Additional work from our lab (and other labs) has shown that particular kinds of so-called long-range ties within network groups (ties that bridge otherwise disconnected sub-clusters of people), even within groups the size typical of boards, can affect the flow of information and reduce the likelihood of groupthink or premature convergence on a set of ideas. Some of our work has even shown that a modest level of antipathy between some members of a group can be helpful, because a few repulsive forces within a group may hasten its internal restructuring in a way that can ultimately be beneficial for its overall functioning.

All these structural features of boards help in another way: they may increase tolerance for people on a board with unusual but valuable perspectives. In other experiments, we have shown that people who think differently than their immediate peers (but not too differently) may actually help the group find an optimal solution to a problem. It takes a little bit of an irritant to make a pearl (and not kill the oyster).

Graphite or Diamond

Our experiments have shown how particular network structures can be conducive to better performance. The functioning of a board depends on more than just the traits and experiences of its individual members. Network science indicates the ways in which the whole can be greater than the sum of its parts.
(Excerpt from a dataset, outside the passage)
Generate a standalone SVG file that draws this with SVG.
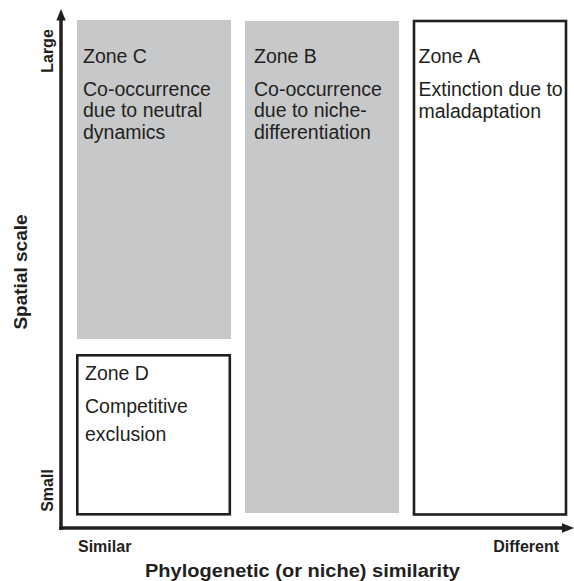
<svg xmlns="http://www.w3.org/2000/svg" width="574" height="581" viewBox="0 0 574 581">
<style>
.zone{font-family:"Liberation Sans",Arial,sans-serif;font-size:19.5px;fill:#231f20}
.ax{font-family:"Liberation Sans",Arial,sans-serif;font-weight:bold;font-size:16px;fill:#231f20}
.axt{font-family:"Liberation Sans",Arial,sans-serif;font-weight:bold;font-size:18px;fill:#231f20}
.grey{fill:#c7c8ca}
.box{fill:#fff;stroke:#231f20;stroke-width:2.6}
</style>
<defs>
<marker id="ah" viewBox="0 0 10 10" refX="10" refY="5" markerWidth="3" markerHeight="3" orient="auto" markerUnits="strokeWidth">
<path d="M0,0 L10,5 L0,10 z" fill="#231f20"/>
</marker>
</defs>
<rect width="574" height="581" fill="#fff"/>
<g id="zoneC">
<rect class="grey" x="77" y="20" width="154" height="319"/>
<text class="zone" x="83" y="63">Zone C</text>
<text class="zone" x="83" y="95.5">Co-occurrence</text>
<text class="zone" x="83" y="117">due to neutral</text>
<text class="zone" x="83" y="138.5">dynamics</text>
</g>
<g id="zoneB">
<rect class="grey" x="245" y="21" width="154" height="492"/>
<text class="zone" x="254" y="63">Zone B</text>
<text class="zone" x="254" y="95.5">Co-occurrence</text>
<text class="zone" x="254" y="117">due to niche-</text>
<text class="zone" x="254" y="138.5">differentiation</text>
</g>
<g id="zoneA">
<rect class="box" x="414" y="21" width="152" height="493.5"/>
<text class="zone" x="418.5" y="63">Zone A</text>
<text class="zone" x="418.5" y="96">Extinction due to</text>
<text class="zone" x="418.5" y="117.5">maladaptation</text>
</g>
<g id="zoneD">
<rect class="box" x="77.3" y="355.3" width="152.5" height="159"/>
<text class="zone" x="85" y="380">Zone D</text>
<text class="zone" x="85" y="413">Competitive</text>
<text class="zone" x="85" y="440.5">exclusion</text>
</g>
<g id="axes" fill="none" stroke="#231f20" stroke-width="3.5">
<path d="M61,530 L61,20"/>
<path d="M59.3,528 L563,528"/>
<path d="M61,9 L65.7,20.5 L56.3,20.5 z" fill="#231f20" stroke="none"/>
<path d="M574,528 L562,523.3 L562,532.7 z" fill="#231f20" stroke="none"/>
</g>
<g id="labels">
<text class="ax" transform="translate(52.5,51) rotate(-90)" text-anchor="middle">Large</text>
<text class="ax" transform="translate(52.5,490.5) rotate(-90)" text-anchor="middle">Small</text>
<text class="axt" transform="translate(27,272) rotate(-90)" text-anchor="middle" font-size="19px" style="font-size:19px">Spatial scale</text>
<text class="ax" x="78" y="551.7">Similar</text>
<text class="ax" x="559" y="551.7" text-anchor="end">Different</text>
<text class="axt" x="145" y="576.7" textLength="315" lengthAdjust="spacingAndGlyphs">Phylogenetic (or niche) similarity</text>
</g>
</svg>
An analogy is helpful: take a bunch of carbon atoms and connect them one way, in layers, and they form graphite, which is soft and dark. Take the same carbon atoms and connect them another way, in tetrahedrons, and they form diamond, which is hard and clear. It’s not the carbon atoms themselves that give rise to these properties. Rather, it’s the connections between the atoms that can turn carbon into a diamond ring or a pencil tip. Similarly, the connections between members of a board—and not merely their individual characteristics—can affect whether it is capable of wisdom or foolishness.

How can we apply these insights?

In experiments done in partnership with a large international consulting firm a few years ago, we found that we could diagnose particular challenges in achieving cooperation, innovation, and coordination using a simple and brief set of social and economic games. Members of work groups of about a dozen people (who knew each other and had a history of working as part of the same team at a firm) could be placed into a small, temporarily constructed online social network with a particular structure of connections. They were connected to each other online, without knowing who exactly they were interacting with from among their team, in a network pattern; each person might have between one and six, say, ties to others from their team.

Then, they were given a collective task, and they had to coordinate to find a solution (for instance, they were told that each of them had to iteratively pick one of three colors that differed from the color chosen by the other few people to whom they were directly connected—which was not easy, since each person had to account for different connections. Some groups managed this better than others within the five minutes of time allotted. Within that short amount of time, we were thus able to identify the nature of various kinds of group dysfunction.

In addition to diagnostic applications, network science can help solve problems, too. Many of the issues being faced by boards today, whether recent ones at various universities, the near-implosion at OpenAI, the collapse at Theranos, and other similar examples, could be addressed by better attention to network dynamics.

Boards face challenges, and their problems are not just a function of mis-directed objectives (such as an overly narrow focus on quarterly earnings or fealty to some ideological commitment) nor a function of the self-perpetuating insularity that makes them ignore external pressures or information. Rather, the way many boards themselves are structured may make them less capable of confronting the enduring reality of such stresses. Efforts to make it difficult or impossible for outsiders to join boards (such as happened at Yale a couple of years ago) will only exacerbate such problems.

Network insights can provide the right kind of disruption here—the kind that fosters creativity and fiscal stewardship, whether that is by bringing leaders down or keeping planes up.